×

Wed. 9:05 a.m.: Treasury yields invert, warning of possible recession

In this July 30 file photo, trader Gregory Rowe works on the floor of the New York Stock Exchange. An economic alarm bell is sounding in the U.S. and sending warnings of a potential recession. Yields on 2-year and 10-year Treasury notes inverted early this morning, a market phenomenon that shows investors want more in return for short-term government bonds than they are for long-term bonds. (AP Photo/Richard Drew)

NEW YORK (AP) — An economic alarm bell has sounded in the U.S., sending warnings of a possible recession ahead.

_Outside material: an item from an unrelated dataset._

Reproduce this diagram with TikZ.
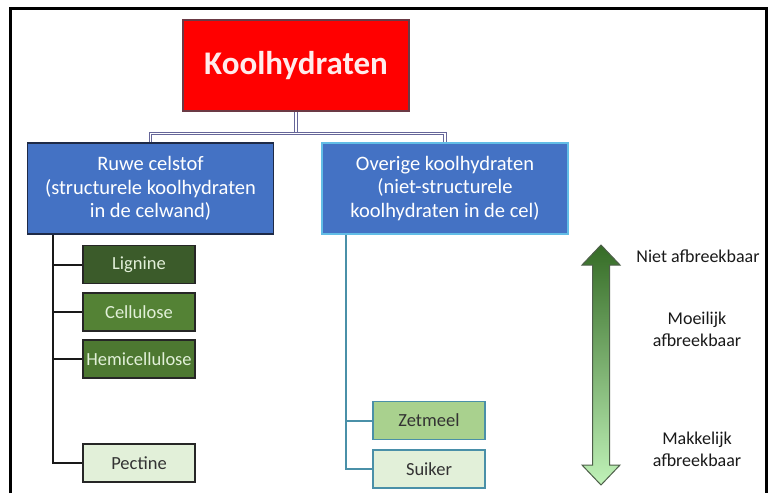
\documentclass[tikz,border=0pt]{standalone}
\usepackage{fontspec}
\setmainfont{Carlito}
\usetikzlibrary{positioning}

\definecolor{kopred}{HTML}{FF0000}
\definecolor{koprand}{HTML}{6B3A45}
\definecolor{blauw}{HTML}{4472C4}
\definecolor{navy}{HTML}{1E2A47}
\definecolor{cyaan}{HTML}{62BDE6}
\definecolor{donkergroen}{HTML}{3B5B2A}
\definecolor{groen}{HTML}{548235}
\definecolor{lichtgroen}{HTML}{E2F0D9}
\definecolor{middengroen}{HTML}{A9D18E}
\definecolor{petrol}{HTML}{4A90A8}
\definecolor{pijlrand}{HTML}{4E5F4A}

\tikzset{
  kop/.style={draw=koprand, line width=1.5pt, fill=kopred, text=red!8,
    minimum width=226pt, minimum height=91pt,
    font=\fontsize{33}{36}\selectfont\bfseries},
  hoofdgroep/.style={fill=blauw, line width=1.5pt, text=white, align=center,
    minimum width=246pt, minimum height=91pt, inner sep=2pt,
    font=\fontsize{20.5}{23.5}\selectfont},
  soort/.style={line width=1.5pt, minimum width=112pt, minimum height=38pt,
    inner sep=1pt, font=\fontsize{18.5}{20}\selectfont},
  tak/.style={line width=2pt},
  verbinding/.style={draw=gray!80!blue, line width=1pt, double=white, double distance=1.2pt},
  schaal/.style={align=center, text=black!90, font=\fontsize{18}{22}\selectfont}
}

\begin{document}
\begin{tikzpicture}[x=1pt,y=-1pt]
  \useasboundingbox (0,0) rectangle (771,493);
  \draw[line width=3pt] (10,493) -- (10,8) -- (766,8) -- (766,493);

  \node[kop] (kool) at (296,65.5) {Koolhydraten};

  \node[hoofdgroep, draw=navy] (ruwe) at (150.5,188.5)
    {Ruwe celstof\\(structurele koolhydraten\\in de celwand)};
  \node[hoofdgroep, draw=cyaan] (overig) at (445,188.5)
    {Overige koolhydraten\\(niet-structurele\\koolhydraten in de cel)};

  \draw[verbinding] (kool.south) -- ++(0,22) coordinate (splits);
  \draw[verbinding] (splits) -| (ruwe.north);
  \draw[verbinding] (splits) -| (overig.north);

  \node[soort, draw=black!85, fill=donkergroen, text=lichtgroen] (lignine) at (139,264.5) {Lignine};
  \node[soort, draw=black!85, fill=groen, text=lichtgroen] (cellulose) at (139,312) {Cellulose};
  \node[soort, draw=black!85, fill=groen!92!black, text=lichtgroen] (hemi) at (139,359) {Hemicellulose};
  \node[soort, draw=black!85, fill=lichtgroen, text=black!80] (pectine) at (139,463) {Pectine};

  \node[soort, draw=petrol, fill=middengroen, text=black!80] (zetmeel) at (429,420.5) {Zetmeel};
  \node[soort, draw=petrol, fill=lichtgroen, text=black!80] (suiker) at (429,469) {Suiker};

  \coordinate (lstam) at ([xshift=26pt]ruwe.south west);
  \draw[tak, draw=black!90] (lstam) |- (pectine.west);
  \foreach \soortnaam in {lignine,cellulose,hemi}
    \draw[tak, draw=black!90] (\soortnaam.west) -- (\soortnaam.west -| lstam);

  \coordinate (rstam) at ([xshift=25pt]overig.south west);
  \draw[tak, draw=petrol] (rstam) |- (suiker.west);
  \draw[tak, draw=petrol] (zetmeel.west) -- (zetmeel.west -| rstam);

  \shade[top color=donkergroen!90!green, bottom color=lichtgroen!85!green, draw=pijlrand, line width=1pt]
    (601,245) -- (620,265) -- (609.5,265) -- (609.5,465) -- (620,465) -- (601,485)
    -- (582,465) -- (592.5,465) -- (592.5,265) -- (582,265) -- cycle;

  \node[schaal] (niet) at (698,256) {Niet afbreekbaar};
  \node[schaal] (moeilijk) at (697,329) {Moeilijk\\afbreekbaar};
  \node[schaal] (makkelijk) at (697,449) {Makkelijk\\afbreekbaar};
\end{tikzpicture}
\end{document}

Yields on 2-year and 10-year Treasury notes inverted early today, a market phenomenon that shows investors want more in return for short-term government bonds than they are for long-term bonds.

It’s an indication that investors have lost faith in the soundness of the U.S. economy.

What appeared to be a slight thaw in trade relations between the U.S. and China that had sent markets sharply higher Tuesday was quickly forgotten.

Less than an hour before the opening bell this morning, the Dow tumbled 400 points.

The yield on the benchmark 10-year Treasury note hit 1.622 percent, falling below the yield of a 2-year, which was 1.634 percent. The last inversion of this part of the yield curve was in December 2005, two years before a recession brought on by the financial crisis hit.

An inversion like the one taking place this morning has preceded the last nine recessions dating back to 1955. That includes the global economic crisis that began in 2007, the ramifications of which are still being felt today.

When a recession might hit, if it does, is a little hazier. Months or even years have passed after an inversion takes place, and before economists can connect the two.

However, the inversion sent a ripple through U.S. markets before the opening bell this morning.

The Dow fell 1.4 percent, as did the S&P 500. The Nasdaq fell further. The cost of gold, considered a safe haven for investors, traded well above $1,500 per ounce and continued to climb.

With fears of a global economic slowdown growing even sharper, the price of crude, already down 10 percent in the past three months, fell more than 3 percent.